What needs to be done:
Without the pictures, output the lines of the material from the very first through the one that holds "const xTicks = [2100,2150,2200,2250];".

Data provided:

- - - -

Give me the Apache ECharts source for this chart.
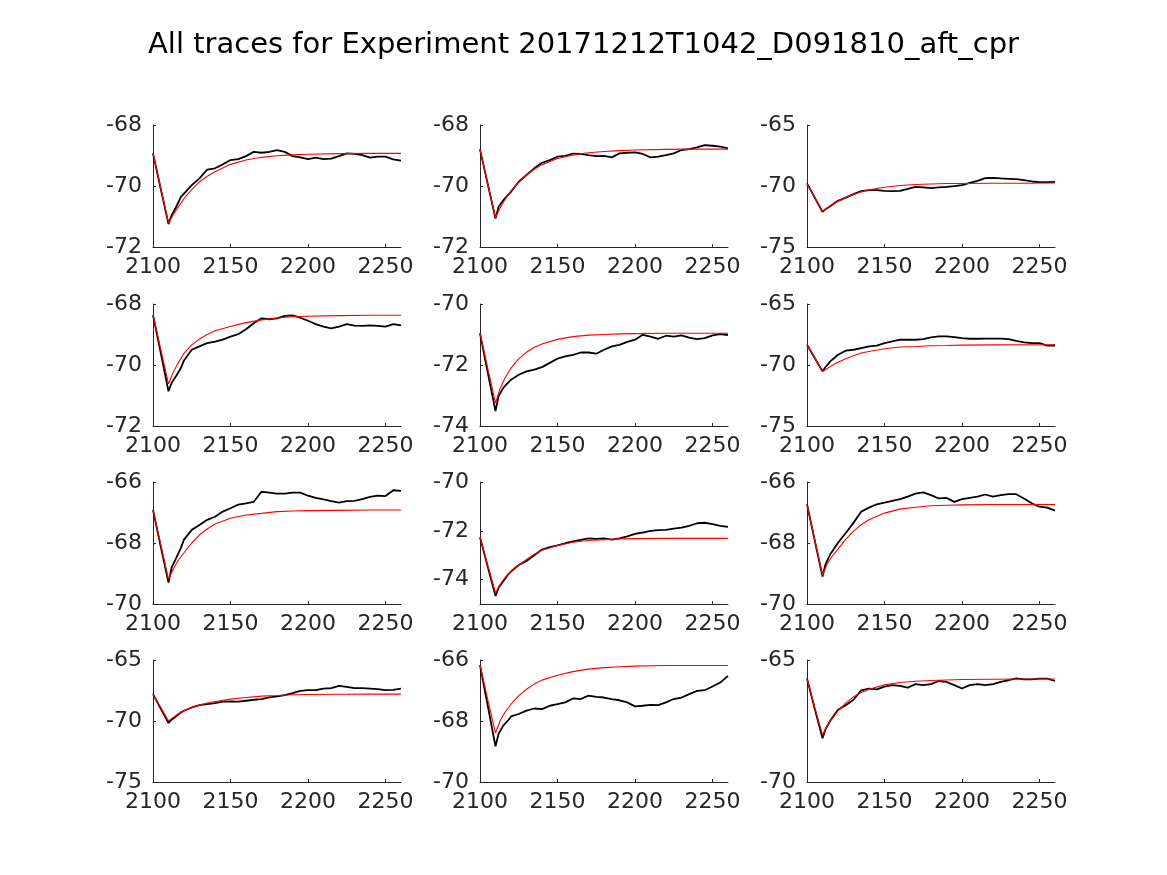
<!DOCTYPE html>
<html>
<head>
<meta charset="utf-8">
<script src="https://cdn.jsdelivr.net/npm/echarts@6/dist/echarts.min.js"></script>
<style>
html,body{margin:0;padding:0;background:#fff;}
#chart{width:1167px;height:875px;}
</style>
</head>
<body>
<div id="chart"></div>
<script>
const titleText = "All traces for Experiment 20171212T1042_D091810_aft_cpr";

const xTrace = [2100,2105,2110,2112,2115,2118,2120,2125,2130,2135,2140,2145,2150,2155,2160,2165,2170,2175,2180,2185,2190,2195,2200,2205,2210,2215,2220,2225,2230,2235,2240,2245,2250,2255,2260];
const xFit = [2100,2105,2110,2113,2116,2120,2125,2130,2135,2140,2150,2160,2170,2180,2190,2200,2220,2240,2260];
const xTicks = [2100,2150,2200,2250];

const trace1 = [-68.93,-70.10,-71.25,-70.96,-70.68,-70.36,-70.25,-69.97,-69.75,-69.46,-69.42,-69.29,-69.15,-69.12,-69.02,-68.88,-68.91,-68.88,-68.82,-68.88,-69.02,-69.06,-69.12,-69.07,-69.12,-69.10,-69.02,-68.93,-68.95,-68.99,-69.07,-69.04,-69.04,-69.13,-69.17];
const fit1 = [-68.93,-70.07,-71.21,-70.95,-70.71,-70.41,-70.12,-69.86,-69.68,-69.53,-69.29,-69.15,-69.06,-69.01,-68.98,-68.96,-68.94,-68.93,-68.93];

const trace2 = [-68.80,-69.94,-71.07,-70.68,-70.47,-70.30,-70.19,-69.86,-69.64,-69.42,-69.24,-69.15,-69.04,-69.01,-68.94,-68.95,-68.99,-69.02,-69.01,-69.06,-68.93,-68.91,-68.90,-68.95,-69.06,-69.04,-68.99,-68.93,-68.82,-68.79,-68.73,-68.66,-68.68,-68.71,-68.77];
const fit2 = [-68.80,-69.92,-71.03,-70.72,-70.45,-70.16,-69.87,-69.64,-69.45,-69.30,-69.10,-68.98,-68.91,-68.87,-68.84,-68.82,-68.80,-68.79,-68.79];

const trace3 = [-69.79,-70.95,-72.12,-71.90,-71.66,-71.38,-71.22,-70.95,-70.67,-70.42,-70.34,-70.34,-70.40,-70.42,-70.40,-70.23,-70.07,-70.12,-70.18,-70.12,-70.07,-70.01,-69.93,-69.74,-69.58,-69.36,-69.33,-69.38,-69.41,-69.44,-69.52,-69.63,-69.68,-69.68,-69.66];
const fit3 = [-69.79,-70.95,-72.05,-71.80,-71.55,-71.25,-70.95,-70.68,-70.48,-70.32,-70.10,-69.96,-69.88,-69.83,-69.80,-69.79,-69.78,-69.77,-69.76];

const trace4 = [-68.36,-69.60,-70.86,-70.59,-70.35,-70.10,-69.85,-69.50,-69.39,-69.28,-69.23,-69.17,-69.07,-68.99,-68.83,-68.63,-68.47,-68.50,-68.47,-68.39,-68.37,-68.45,-68.55,-68.66,-68.74,-68.80,-68.74,-68.66,-68.71,-68.72,-68.70,-68.72,-68.74,-68.66,-68.70];
const fit4 = [-68.36,-69.49,-70.62,-70.25,-69.95,-69.62,-69.34,-69.15,-69.00,-68.88,-68.74,-68.61,-68.52,-68.46,-68.42,-68.40,-68.38,-68.37,-68.37];

const trace5 = [-70.96,-72.25,-73.51,-73.02,-72.75,-72.59,-72.48,-72.32,-72.21,-72.15,-72.07,-71.93,-71.79,-71.72,-71.67,-71.59,-71.59,-71.63,-71.50,-71.39,-71.34,-71.24,-71.17,-71.01,-71.07,-71.14,-71.04,-71.07,-71.03,-71.10,-71.15,-71.12,-71.03,-70.99,-71.02];
const fit5 = [-70.96,-72.10,-73.25,-72.76,-72.44,-72.10,-71.80,-71.58,-71.42,-71.31,-71.16,-71.07,-71.02,-71.00,-70.98,-70.97,-70.96,-70.96,-70.96];

const trace6 = [-68.34,-69.43,-70.52,-70.16,-69.70,-69.38,-69.16,-68.83,-68.75,-68.61,-68.48,-68.42,-68.21,-68.07,-67.93,-67.93,-67.93,-67.88,-67.74,-67.66,-67.66,-67.72,-67.80,-67.85,-67.85,-67.83,-67.83,-67.83,-67.88,-68.02,-68.15,-68.21,-68.21,-68.42,-68.40];
const fit6 = [-68.34,-69.40,-70.52,-70.30,-70.05,-69.78,-69.48,-69.24,-69.02,-68.89,-68.67,-68.53,-68.48,-68.42,-68.40,-68.37,-68.35,-68.34,-68.34];

const trace7 = [-66.92,-68.12,-69.30,-68.81,-68.49,-68.16,-67.89,-67.57,-67.41,-67.24,-67.14,-66.97,-66.86,-66.74,-66.70,-66.65,-66.32,-66.35,-66.38,-66.38,-66.35,-66.35,-66.45,-66.52,-66.57,-66.63,-66.68,-66.63,-66.62,-66.56,-66.49,-66.45,-66.46,-66.27,-66.29];
const fit7 = [-66.92,-68.05,-69.19,-68.86,-68.59,-68.32,-68.00,-67.73,-67.54,-67.38,-67.19,-67.08,-67.03,-66.97,-66.95,-66.94,-66.93,-66.92,-66.92];

const trace8 = [-72.27,-73.47,-74.67,-74.33,-74.07,-73.80,-73.67,-73.40,-73.24,-73.00,-72.77,-72.67,-72.60,-72.51,-72.43,-72.37,-72.31,-72.33,-72.31,-72.36,-72.31,-72.23,-72.13,-72.07,-72.00,-71.97,-71.96,-71.91,-71.87,-71.80,-71.69,-71.67,-71.73,-71.80,-71.84];
const fit8 = [-72.27,-73.42,-74.55,-74.20,-73.93,-73.67,-73.40,-73.17,-72.96,-72.80,-72.60,-72.47,-72.40,-72.36,-72.33,-72.32,-72.31,-72.31,-72.31];

const trace9 = [-66.73,-67.92,-69.10,-68.69,-68.37,-68.15,-67.99,-67.67,-67.34,-66.97,-66.84,-66.73,-66.68,-66.62,-66.56,-66.48,-66.38,-66.34,-66.43,-66.54,-66.52,-66.65,-66.56,-66.52,-66.48,-66.41,-66.48,-66.43,-66.40,-66.40,-66.54,-66.70,-66.81,-66.84,-66.94];
const fit9 = [-66.73,-67.90,-69.05,-68.69,-68.45,-68.20,-67.88,-67.61,-67.40,-67.24,-67.02,-66.89,-66.83,-66.78,-66.76,-66.75,-66.74,-66.74,-66.74];

const trace10 = [-67.80,-68.98,-70.16,-69.89,-69.62,-69.29,-69.16,-68.89,-68.70,-68.61,-68.53,-68.42,-68.40,-68.42,-68.34,-68.26,-68.21,-68.07,-67.99,-67.88,-67.72,-67.53,-67.47,-67.47,-67.34,-67.31,-67.12,-67.20,-67.31,-67.31,-67.34,-67.39,-67.47,-67.45,-67.34];
const fit10 = [-67.80,-68.90,-70.00,-69.70,-69.43,-69.16,-68.89,-68.70,-68.53,-68.40,-68.21,-68.07,-67.96,-67.91,-67.85,-67.83,-67.81,-67.80,-67.80];

const trace11 = [-66.17,-67.50,-68.83,-68.42,-68.15,-67.99,-67.85,-67.77,-67.66,-67.59,-67.61,-67.50,-67.45,-67.39,-67.26,-67.28,-67.17,-67.21,-67.23,-67.28,-67.32,-67.39,-67.52,-67.50,-67.47,-67.48,-67.39,-67.28,-67.23,-67.12,-67.01,-66.99,-66.87,-66.74,-66.52];
const fit11 = [-66.17,-67.30,-68.40,-67.99,-67.72,-67.45,-67.17,-66.96,-66.79,-66.66,-66.50,-66.38,-66.30,-66.25,-66.22,-66.20,-66.18,-66.18,-66.18];

const trace12 = [-65.76,-67.00,-68.21,-67.83,-67.49,-67.21,-67.04,-66.85,-66.63,-66.24,-66.17,-66.20,-66.09,-66.03,-66.06,-66.13,-65.99,-66.03,-65.99,-65.86,-65.90,-66.03,-66.17,-66.03,-65.99,-66.03,-65.99,-65.90,-65.83,-65.75,-65.79,-65.79,-65.76,-65.76,-65.86];
const fit12 = [-65.76,-66.95,-68.07,-67.69,-67.42,-67.08,-66.77,-66.51,-66.33,-66.20,-66.02,-65.92,-65.87,-65.84,-65.82,-65.80,-65.79,-65.78,-65.78];

const yTicks1 = [-72,-70,-68];
const yTicks2 = [-72,-70,-68];
const yTicks3 = [-75,-70,-65];
const yTicks4 = [-72,-70,-68];
const yTicks5 = [-74,-72,-70];
const yTicks6 = [-75,-70,-65];
const yTicks7 = [-70,-68,-66];
const yTicks8 = [-74,-72,-70];
const yTicks9 = [-70,-68,-66];
const yTicks10 = [-75,-70,-65];
const yTicks11 = [-70,-68,-66];
const yTicks12 = [-70,-65];

const yMins = [-72,-72,-75,-72,-74,-75,-70,-75,-70,-75,-70,-70];
const yMaxs = [-68,-68,-65,-68,-70,-65,-66,-70,-66,-65,-66,-65];

const traces = [trace1,trace2,trace3,trace4,trace5,trace6,trace7,trace8,trace9,trace10,trace11,trace12];
const fits = [fit1,fit2,fit3,fit4,fit5,fit6,fit7,fit8,fit9,fit10,fit11,fit12];
const yTickSets = [yTicks1,yTicks2,yTicks3,yTicks4,yTicks5,yTicks6,yTicks7,yTicks8,yTicks9,yTicks10,yTicks11,yTicks12];

const colLefts = [153, 480, 807];
const rowTops = [125, 304, 482, 660];
const plotW = 248;
const plotH = 122;

const textColor = '#262626';
const fontFam = 'DejaVu Sans';

const grids = [], xAxes = [], yAxes = [], series = [];
for (let i = 0; i < 12; i++) {
  const r = Math.floor(i / 3), c = i % 3;
  grids.push({left: colLefts[c], top: rowTops[r], width: plotW, height: plotH, containLabel: false});
  xAxes.push({
    type: 'value', gridIndex: i, min: 2100, max: 2260,
    axisLine: {show: true, onZero: false, lineStyle: {color: textColor, width: 1}},
    axisTick: {show: true, inside: true, length: 3, customValues: xTicks, lineStyle: {color: textColor}},
    axisLabel: {show: true, customValues: xTicks, formatter: v => String(v), color: textColor, fontSize: 22, fontFamily: fontFam, margin: 9},
    splitLine: {show: false}
  });
  yAxes.push({
    type: 'value', gridIndex: i, min: yMins[i], max: yMaxs[i],
    axisLine: {show: true, onZero: false, lineStyle: {color: textColor, width: 1}},
    axisTick: {show: true, inside: true, length: 3, customValues: yTickSets[i], lineStyle: {color: textColor}},
    axisLabel: {show: true, customValues: yTickSets[i], formatter: v => String(v), color: textColor, fontSize: 22, fontFamily: fontFam, margin: 11},
    splitLine: {show: false}
  });
  series.push({
    type: 'line', xAxisIndex: i, yAxisIndex: i, showSymbol: false, silent: true,
    data: xTrace.map((x, k) => [x, traces[i][k]]),
    lineStyle: {color: '#000000', width: 1.8}, z: 2
  });
  series.push({
    type: 'line', xAxisIndex: i, yAxisIndex: i, showSymbol: false, silent: true,
    data: xFit.map((x, k) => [x, fits[i][k]]),
    lineStyle: {color: '#ff0000', width: 1.1}, z: 3
  });
}

const chart = echarts.init(document.getElementById('chart'), null, {renderer: 'canvas'});
chart.setOption({
  backgroundColor: '#ffffff',
  animation: false,
  title: {
    text: titleText, left: 'center', top: 26,
    textStyle: {color: '#000000', fontSize: 29, fontWeight: 'normal', fontFamily: fontFam}
  },
  grid: grids,
  xAxis: xAxes,
  yAxis: yAxes,
  series: series
});
</script>
</body>
</html>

- - - -

Result of this exercise:
Give me the Apache ECharts source for this chart.
<!DOCTYPE html>
<html>
<head>
<meta charset="utf-8">
<script src="https://cdn.jsdelivr.net/npm/echarts@6/dist/echarts.min.js"></script>
<style>
html,body{margin:0;padding:0;background:#fff;}
#chart{width:1167px;height:875px;}
</style>
</head>
<body>
<div id="chart"></div>
<script>
const titleText = "All traces for Experiment 20171212T1042_D091810_aft_cpr";

const xTrace = [2100,2105,2110,2112,2115,2118,2120,2125,2130,2135,2140,2145,2150,2155,2160,2165,2170,2175,2180,2185,2190,2195,2200,2205,2210,2215,2220,2225,2230,2235,2240,2245,2250,2255,2260];
const xFit = [2100,2105,2110,2113,2116,2120,2125,2130,2135,2140,2150,2160,2170,2180,2190,2200,2220,2240,2260];
const xTicks = [2100,2150,2200,2250];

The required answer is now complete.